What should management and senior stakeholders do when they get this bad news - that the project is about three times the size, or is going to take about three times as long as they thought it would? Well, before I get on to what they should do, let me just run through what they will do.
1) Deny it
As anyone who’s read their Elisabeth Kubler Ross will know – denial is the first stage of grief. The first reaction of the bosses to early bad news about a project will almost inevitably be denial. Yes, that’s right. Given actual data to set against their pristine plan, they will believe the plan rather than the actual data. Very often this will be coupled with requests for ridiculously detailed estimates of how long remaining work is going to take (in one extreme case, I had requests for estimates down to the minute). This is a real danger point.
2) Get annoyed/accusatory (anger)
“I thought I hired professionals who knew what they were doing.” Well, if you understand the nature of the Cynefin framework, and which quadrant software development sits, you’ll understand that the people who do software development aren’t professionals. But this attack has power. Again this is a real danger point. Especially if it’s framed as “Well, if you can’t do it, maybe I’ll have to find someone who can.”
3) Bargaining
Bargaining can be a good stage. It can be a disaster. What you want to be bargaining about is scope. You want to get an agreement from the bosses that it’s OK to deliver a reduced amount of high-value, high-priority scope in a reasonable amount of time. What you absolutely don’t want to agree to is any “solution” which involves your teams working late, or working weekends, or in any other way “trying harder.” Trying harder simply isn’t a strategy, it isn’t even a tactic.

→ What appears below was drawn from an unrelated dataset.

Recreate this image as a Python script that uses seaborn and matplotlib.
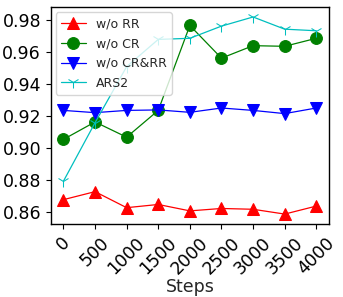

You also want to avoid any kind of double-counting or arithmetical tricks. This is amazingly common. A popular tactic at this point is to split the development team in two – and then “plan” to give each team the same amount of work as the original team. Another, more subtle, but equally useless tactic, is to “share” key team resources across several projects. This is an area where spread sheets are a menace. It’s just too easy for someone more in love with plans than real data about actual progress, to shave, round, leave out and double-count until the “numbers look right.”
4) Depression
“This is going to upset a lot of people. We’re going to look bad. This is going to be very embarrassing for the company. Is that what you want? ” Nobody wants that. Everybody is trying to do a good job, to the best of their abilities. This is another danger point. Everybody wants to show willing. Nobody wants to be a naysayer. It’s very tempting at this stage to say something like “well, we’ll try our best.” What else were you going to try? Your second best? If you do say something like that, what the bosses will actually hear is “forget what we said about this project taking three times as long as you thought, we’ll simply do it all for when you want it.”
This admission that the real reason they’re being so difficult is that THEY are going to have to have an awkward difficult conversation is actually the opening that you need to get a decent bargain. Which bits of functionality would be enough to save face/avoid embarrassment/stop the stock price from plunging? Let’s agree to do those first as a priority.
5) Acceptance
This is where you’re headed. You hope. The one thing that you have on your side is that you are actually collecting the figures that show genuine progress through the backlog. If you get denial initially, you can wait an iteration and then point out the realities again. This is why it’s so important to resist any attempts by the bosses to manoeuvre you into promising something that you know to be impossible.
Pushing through or over the Agile bad news bump can be a hairy experience. It can feel a lot like white water rafting. A properly turbulent experience where neither you, nor your bosses know which way is up. If you’re doing your job well, you’d be delivering good news to the bosses wouldn’t you?
But the Agile bad news bump, can, if handled well, actually be a powerful method of aligning senior management and stakeholders. Negotiating bad news this early in a project does one of two things – it either kills the project, or makes it stronger. The bosses and teams that are actually doing the work, to one single view of where the project is and where it’s going.
Obviously what you’re hoping for eventually is for the bumps to get smaller. And if you start to put similar work in the same problem space through a mature team they will do. They won’t go away altogether.